Work required
Reproduce each line exactly.

Source data
========

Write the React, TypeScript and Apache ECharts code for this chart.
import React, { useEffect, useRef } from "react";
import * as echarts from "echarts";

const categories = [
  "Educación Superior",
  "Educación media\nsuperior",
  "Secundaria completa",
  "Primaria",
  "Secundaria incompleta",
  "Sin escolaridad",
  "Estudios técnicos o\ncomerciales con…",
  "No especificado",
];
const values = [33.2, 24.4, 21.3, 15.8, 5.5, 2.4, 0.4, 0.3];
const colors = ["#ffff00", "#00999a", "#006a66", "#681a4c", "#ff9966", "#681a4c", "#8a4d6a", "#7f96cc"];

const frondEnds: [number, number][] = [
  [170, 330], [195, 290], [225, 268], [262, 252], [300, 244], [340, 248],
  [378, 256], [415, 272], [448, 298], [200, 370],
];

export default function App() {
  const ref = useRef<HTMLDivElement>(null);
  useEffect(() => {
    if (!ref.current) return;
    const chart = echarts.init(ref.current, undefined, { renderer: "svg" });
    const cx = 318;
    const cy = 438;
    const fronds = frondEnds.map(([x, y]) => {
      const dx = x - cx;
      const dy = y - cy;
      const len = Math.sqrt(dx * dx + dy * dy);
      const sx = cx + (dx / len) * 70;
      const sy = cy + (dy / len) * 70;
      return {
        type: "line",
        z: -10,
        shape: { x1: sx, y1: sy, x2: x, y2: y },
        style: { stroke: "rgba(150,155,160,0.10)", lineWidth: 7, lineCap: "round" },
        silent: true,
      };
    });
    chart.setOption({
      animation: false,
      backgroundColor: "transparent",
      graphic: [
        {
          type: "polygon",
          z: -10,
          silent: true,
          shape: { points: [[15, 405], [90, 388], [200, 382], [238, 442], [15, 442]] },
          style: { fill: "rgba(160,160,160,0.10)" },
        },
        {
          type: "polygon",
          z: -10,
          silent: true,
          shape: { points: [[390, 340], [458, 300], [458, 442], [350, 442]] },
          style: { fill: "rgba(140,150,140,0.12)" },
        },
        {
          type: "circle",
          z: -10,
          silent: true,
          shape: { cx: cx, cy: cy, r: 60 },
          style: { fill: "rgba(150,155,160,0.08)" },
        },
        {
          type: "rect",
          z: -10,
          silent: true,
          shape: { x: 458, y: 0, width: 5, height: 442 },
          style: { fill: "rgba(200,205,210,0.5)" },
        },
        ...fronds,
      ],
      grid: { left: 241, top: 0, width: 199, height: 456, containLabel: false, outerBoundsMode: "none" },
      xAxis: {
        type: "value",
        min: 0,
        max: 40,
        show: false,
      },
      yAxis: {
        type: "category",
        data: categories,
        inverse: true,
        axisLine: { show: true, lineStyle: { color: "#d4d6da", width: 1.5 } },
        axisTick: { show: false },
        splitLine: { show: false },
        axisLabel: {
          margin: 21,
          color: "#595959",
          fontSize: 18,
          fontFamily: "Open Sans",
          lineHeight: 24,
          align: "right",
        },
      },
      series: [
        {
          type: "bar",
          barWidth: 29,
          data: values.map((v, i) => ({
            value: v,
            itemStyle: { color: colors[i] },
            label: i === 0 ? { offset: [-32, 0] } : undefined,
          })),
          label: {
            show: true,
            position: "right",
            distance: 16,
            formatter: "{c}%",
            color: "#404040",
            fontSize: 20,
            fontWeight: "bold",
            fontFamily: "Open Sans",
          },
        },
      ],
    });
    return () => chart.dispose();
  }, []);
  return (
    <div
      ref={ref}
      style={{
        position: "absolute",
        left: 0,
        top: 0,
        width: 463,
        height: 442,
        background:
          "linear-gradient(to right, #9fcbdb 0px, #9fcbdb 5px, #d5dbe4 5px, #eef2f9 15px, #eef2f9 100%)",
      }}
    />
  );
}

========

Exercise solution
Write the React, TypeScript and Apache ECharts code for this chart.
import React, { useEffect, useRef } from "react";
import * as echarts from "echarts";

const categories = [
  "Educación Superior",
  "Educación media\nsuperior",
  "Secundaria completa",
  "Primaria",
  "Secundaria incompleta",
  "Sin escolaridad",
  "Estudios técnicos o\ncomerciales con…",
  "No especificado",
];
const values = [33.2, 24.4, 21.3, 15.8, 5.5, 2.4, 0.4, 0.3];
const colors = ["#ffff00", "#00999a", "#006a66", "#681a4c", "#ff9966", "#681a4c", "#8a4d6a", "#7f96cc"];

const frondEnds: [number, number][] = [
  [170, 330], [195, 290], [225, 268], [262, 252], [300, 244], [340, 248],
  [378, 256], [415, 272], [448, 298], [200, 370],
];

export default function App() {
  const ref = useRef<HTMLDivElement>(null);
  useEffect(() => {
    if (!ref.current) return;
    const chart = echarts.init(ref.current, undefined, { renderer: "svg" });
    const cx = 318;
    const cy = 438;
    const fronds = frondEnds.map(([x, y]) => {
      const dx = x - cx;
      const dy = y - cy;
      const len = Math.sqrt(dx * dx + dy * dy);
      const sx = cx + (dx / len) * 70;
      const sy = cy + (dy / len) * 70;
      return {
        type: "line",
        z: -10,
        shape: { x1: sx, y1: sy, x2: x, y2: y },
        style: { stroke: "rgba(150,155,160,0.10)", lineWidth: 7, lineCap: "round" },
        silent: true,
      };
    });
    chart.setOption({
      animation: false,
      backgroundColor: "transparent",
      graphic: [
        {
          type: "polygon",
          z: -10,
          silent: true,
          shape: { points: [[15, 405], [90, 388], [200, 382], [238, 442], [15, 442]] },
          style: { fill: "rgba(160,160,160,0.10)" },
        },
        {
          type: "polygon",
          z: -10,
          silent: true,
          shape: { points: [[390, 340], [458, 300], [458, 442], [350, 442]] },
          style: { fill: "rgba(140,150,140,0.12)" },
        },
        {
          type: "circle",
          z: -10,
          silent: true,
          shape: { cx: cx, cy: cy, r: 60 },
          style: { fill: "rgba(150,155,160,0.08)" },
        },
        {
          type: "rect",
          z: -10,
          silent: true,
          shape: { x: 458, y: 0, width: 5, height: 442 },
          style: { fill: "rgba(200,205,210,0.5)" },
        },
        ...fronds,
      ],
      grid: { left: 241, top: 0, width: 199, height: 456, containLabel: false, outerBoundsMode: "none" },
      xAxis: {
        type: "value",
        min: 0,
        max: 40,
        show: false,
      },
      yAxis: {
        type: "category",
        data: categories,
        inverse: true,
        axisLine: { show: true, lineStyle: { color: "#d4d6da", width: 1.5 } },
        axisTick: { show: false },
        splitLine: { show: false },
        axisLabel: {
          margin: 21,
          color: "#595959",
          fontSize: 18,
          fontFamily: "Open Sans",
          lineHeight: 24,
          align: "right",
        },
      },
      series: [
        {
          type: "bar",
          barWidth: 29,
          data: values.map((v, i) => ({
            value: v,
            itemStyle: { color: colors[i] },
            label: i === 0 ? { offset: [-32, 0] } : undefined,
          })),
          label: {
            show: true,
            position: "right",
            distance: 16,
            formatter: "{c}%",
            color: "#404040",
            fontSize: 20,
            fontWeight: "bold",
            fontFamily: "Open Sans",
          },
        },
      ],
    });
    return () => chart.dispose();
  }, []);
  return (
    <div
      ref={ref}
      style={{
        position: "absolute",
        left: 0,
        top: 0,
        width: 463,
        height: 442,
        background:
          "linear-gradient(to right, #9fcbdb 0px, #9fcbdb 5px, #d5dbe4 5px, #eef2f9 15px, #eef2f9 100%)",
      }}
    />
  );
}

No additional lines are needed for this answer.